On 2016-01-02 09:05 CET, Faré fahree@gmail.com wrote:
One thing I *like* about submodules, is that they are optional. So if I already have regular checkouts of libraries (and I do), I can use them instead of those of make ext.
IMO it would be better to have fixed versions of the dependencies which are used by each and every developer and packager.
This is in my experience the basis of a solid and reliable build.
Yes, BUT, subtree makes it harder to distribute asdf independently from other libraries, which is very, very, very bad. People who use asdf for any serious purpose whatsoever already have their own library layout, packaging and versioning.
I agree fully. Only developers/packagers should need the dependencies in ext/ and only for building and testing asdf and for nothing else.

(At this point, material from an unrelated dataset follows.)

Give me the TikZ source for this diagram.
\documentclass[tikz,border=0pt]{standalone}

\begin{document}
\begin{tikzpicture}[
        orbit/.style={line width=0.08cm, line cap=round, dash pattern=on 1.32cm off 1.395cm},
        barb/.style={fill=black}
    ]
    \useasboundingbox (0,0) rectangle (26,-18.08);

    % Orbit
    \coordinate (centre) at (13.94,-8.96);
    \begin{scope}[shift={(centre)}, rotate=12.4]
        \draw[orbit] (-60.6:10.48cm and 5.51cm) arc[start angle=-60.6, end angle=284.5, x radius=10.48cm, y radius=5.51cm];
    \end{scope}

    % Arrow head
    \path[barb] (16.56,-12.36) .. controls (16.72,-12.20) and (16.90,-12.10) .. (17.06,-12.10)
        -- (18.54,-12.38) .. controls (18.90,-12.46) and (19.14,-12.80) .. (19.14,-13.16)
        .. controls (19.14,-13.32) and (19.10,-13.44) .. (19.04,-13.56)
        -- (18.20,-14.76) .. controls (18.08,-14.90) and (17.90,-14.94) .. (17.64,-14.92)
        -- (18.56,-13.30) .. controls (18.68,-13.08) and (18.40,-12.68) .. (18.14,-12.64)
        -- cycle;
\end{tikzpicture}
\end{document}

The last thing they want is to deal with headaches because asdf has another set of copies of some of the libraries that non-deterministically may or may not appear first when recursively scanning a tree. OK, since 3.1.5, the .cl-source-registry.cache should make that not a problem anymore. Still a potential source of confusion and space waste.
One solution would be to have a "raw" repository for asdf alone, and a separate repository asdf-dev that uses git subtree to provide asdf and all its dependencies together.

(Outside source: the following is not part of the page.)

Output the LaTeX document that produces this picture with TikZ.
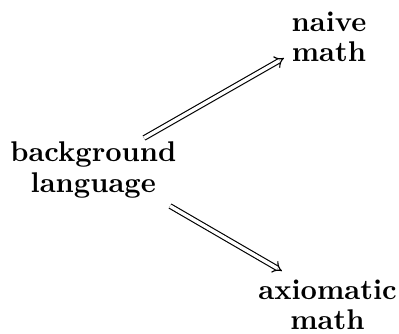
\documentclass[tikz,border=0pt]{standalone}
\usetikzlibrary{arrows.meta,calc}
\begin{document}
\begin{tikzpicture}[x=0.3509pt,y=-0.3509pt,
  lbl/.style={font=\fontsize{10}{10.6}\selectfont\bfseries,align=center,inner sep=0pt},
  arr/.style={double,double distance=1.2pt,line width=0.4pt,-{Implies}}]
\useasboundingbox (0,0) rectangle (399,333);
\node[lbl] (bg) at (93.3,170) {background\\language};
\node[lbl] (nm) at (329,37) {naive\\math};
\node[lbl] (am) at (327.5,305) {axiomatic\\math};
\draw[arr] ($(bg)+(50.7,-32)$) -- ($(nm)+(-45,21)$);
\draw[arr] ($(bg)+(76.7,36)$) -- ($(am)+(-45.5,-34)$);
\end{tikzpicture}
\end{document}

Two repositories are maybe too much hassle. We could also have a master branch which doesn't contain ext/* and is only updated with a new release.
Users who just git clone https://gitlab.../asdf.git would end up with the latest stable version which doesn't contain the ext/ dependencies and therefore don't risk to use them when asdf is checked out in a tree which is scanned recursively.
Developers and implementation vendors should be warned explicitly about this change and instructed to check out the correct branch before building/testing.
And asdf-tools can check for existence of the dependencies in ext and warn the developers/packagers accordingly.